REPUBLIKA.CO.ID, BANDUNG -- Reshuffle atau perombakan kabinet menteri dalam kabinet merupakan fenomena lumrah dalam pemerintahan namun harus disikapi oleh partai poltik dan masyarakat secara bijak sehingga tidak semata hanya sebagai ajang bagi-bagi kursi kekuasaan.
Demikian benang merah pada diskusi publik bertema "Menyikapi Reshuffle Kabinet dan Pengaruhnya Bagi Pembangunan Indonesia" yang digelar Fakultas Kejuruan Ilmu Pendidikan Universitas Pasundan (Unpad) Bandung, Ahad (1/5).

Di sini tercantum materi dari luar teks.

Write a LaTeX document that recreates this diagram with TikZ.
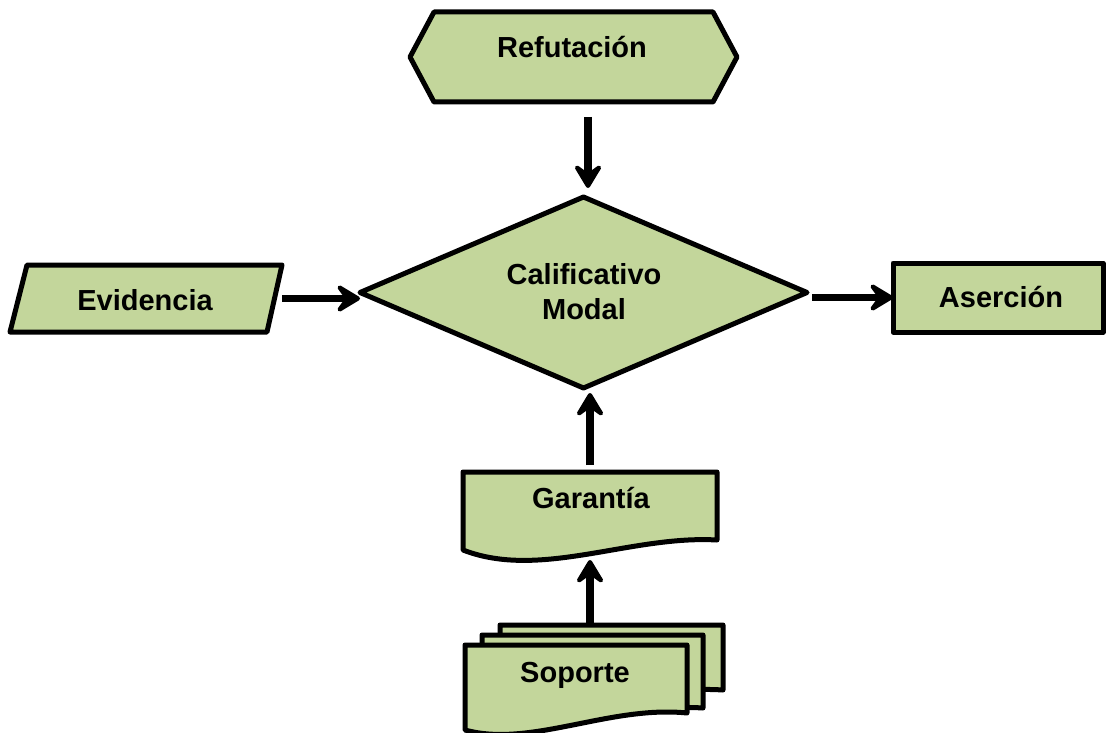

"Reshuffle kabinet adalah hal biasa dan sah-sah saja karena ada dalam aturannya. Namun yang perlu dicermati adalah sikap bijak dari elit politik agar reshuffle itu berkualitas dan mutlak untuk kesejahteraan rakyat, bukan untuk kepentingan politik kelompoknya," kata Pengamat Komunikasi Politik Universitas Pendidikan Indonesia (UPI) Bandung Muhammad Iqbal pada diskusi itu.

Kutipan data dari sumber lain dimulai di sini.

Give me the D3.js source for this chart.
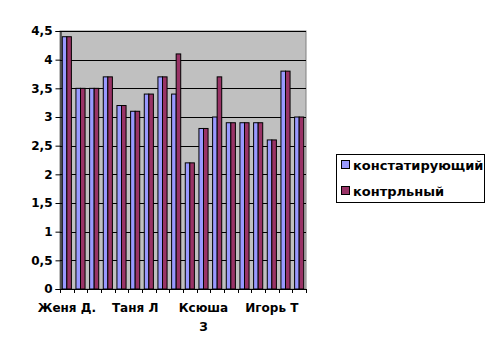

Ia menyebutkan, perlu ada target pasti dari program di kabinet sehingga tolok ukurnya jelas serta menempatkan reshuffle tidak sekedar dari bagi-bagi jatah menteri di kalangan partai koalisi.
"Bila Golkar masuk koalisi jelas akan mengubah peta kekuatan di DPR bagi partai pendukung pemerintah. Saya kira pengaruhnya akan besar termasuk pada reshuffle, pembagian jatah menteri kemungkinan akan ada di sana," katanya.
Iqbal menyebutkan, saat ini dukungan Koalisi Indonesia Hebar (KIH) di DPR ada 374 kursi. Partai Persatuan Pembangunan (PPP) akan menjadi kuda penentu, apakah bergabung atau tidak dengan KIH. "Dengan kekuatan baru itu, maka dukungan di parlemen lebih kuat lagi," katanya.